Bangladesh’s engagement with the AA, therefore, must be seen in this geopolitical context. While Dhaka claims neutrality and humanitarian intent, its recognition of AA’s de facto control could inadvertently legitimise Chinese influence in western Myanmar. Moreover, should the AA emerge as a long-term political authority in Rakhine, China’s sway over both its economic and political direction would likely intensify.

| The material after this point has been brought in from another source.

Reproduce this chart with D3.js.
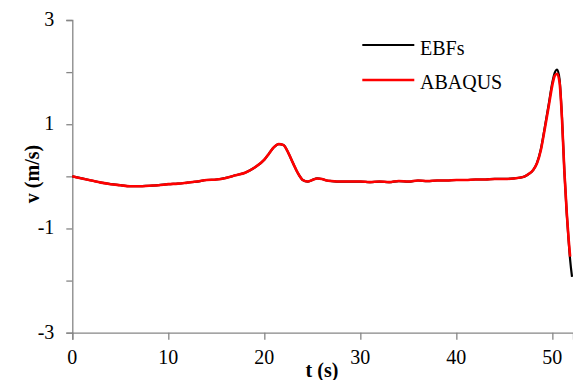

And where does this leave India?
Strategically, India is watching with unease. It has invested in the Kaladan Multi-Modal Transit Transport Project, which connects its Northeast to the Sittwe port – now on the frontline of AA-junta hostilities. If the AA consolidates power in the region, India will be compelled to engage with it, either directly or via backchannels, to safeguard its infrastructure and supply chains.
More broadly, a Chinese-backed AA regime along Bangladesh’s border would deepen Beijing’s encirclement of India’s eastern periphery. With China already embedded in Pakistan, Nepal, and Sri Lanka through Belt and Road projects, AA-held Rakhine could become another strategic node in this geopolitical web. India’s reluctance to engage ethnic armed groups, traditionally seen as domestic actors in Myanmar’s internal affairs, could leave it sidelined in shaping outcomes.
In this fluid context, Bangladesh’s outreach to the AA is a gamble – but one born of necessity. For Dhaka, it is about survival, not alignment. For New Delhi, it is a wake-up call. Ignoring the Arakan Army’s rise, and the shifting power dynamics in Rakhine, would be a strategic error. India must recalibrate its approach – engage pragmatically, secure its interests, and ensure that its vision for regional connectivity does not become collateral damage in a new Great Game unfolding on its eastern frontier.